The following code do what I needed, but it takes too long

f[a_, b_, c_, p_] =

ProbabilityDistribution[(

a b x^(b – 1) (1 – p) (1 + c a x^b)^(-(1/c) – 1))/(1 –

p (1 + c a x^b)^(-(1/c)))^2, {x, 0, \[Infinity]},

Assumptions -> 0 < p < 1 && a > 0 && b > 0 && c > 0];

data = RandomVariate[Evaluate@f[1.1, 2, 3, 0.5], 25];

pars = FindDistributionParameters[data, f[a, b, c, p]]

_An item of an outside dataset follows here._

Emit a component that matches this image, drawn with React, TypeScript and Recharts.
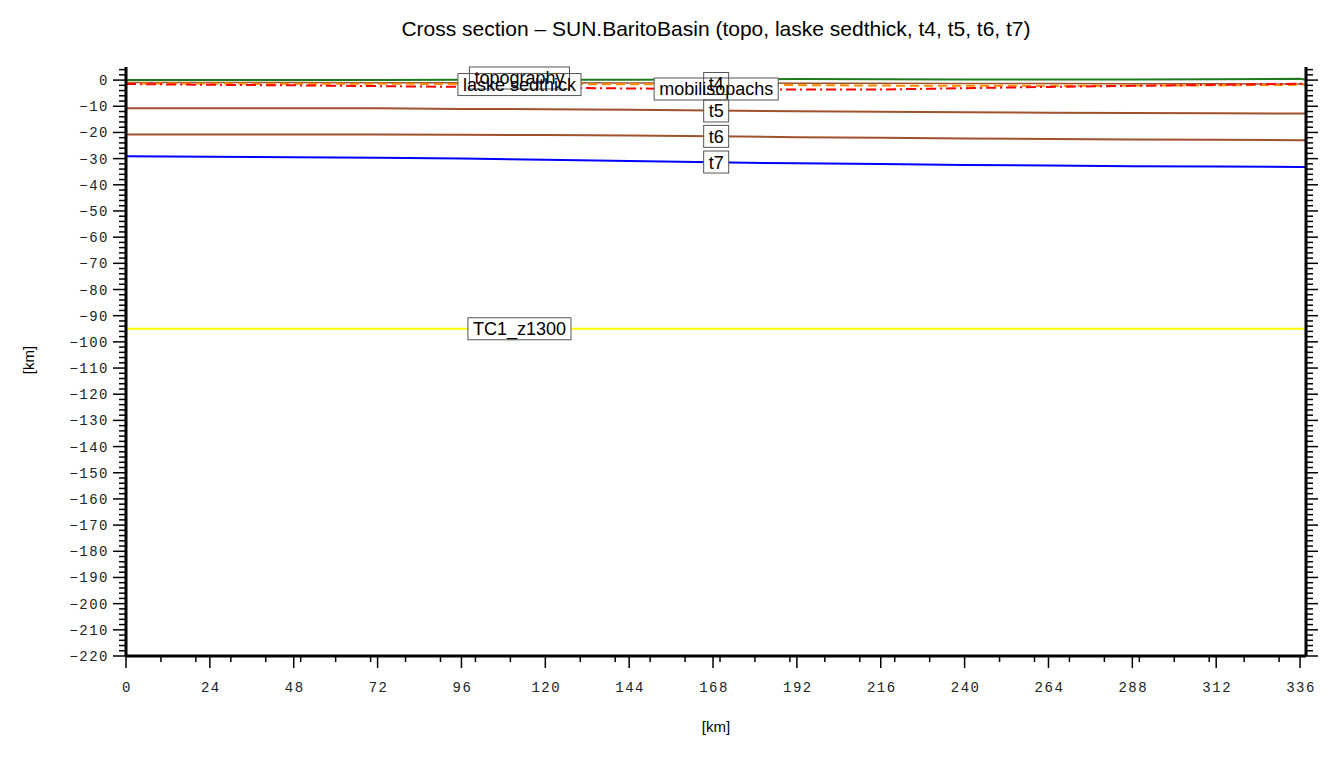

ll[a_, b_, c_, p_] = LogLikelihood[f[a, b, c, p], data] /. pars

h = DistributionFitTest[data, f[a, b, c, p], “HypothesisTestData”] /.

pars;

h[“TestDataTable”, All]

Plot[{CDF[f[a, b, c, p], x] /. pars,

CDF[EmpiricalDistribution[data], x]}, {x, Min[data], Max[data]},

PlotStyle -> {Dashed, DotDashed},

PlotLegends -> {“Fitted”, “Empirical”}, Exclusions -> None,

AxesOrigin -> {0, 0}]

Kindly help me to reduce the time of the code.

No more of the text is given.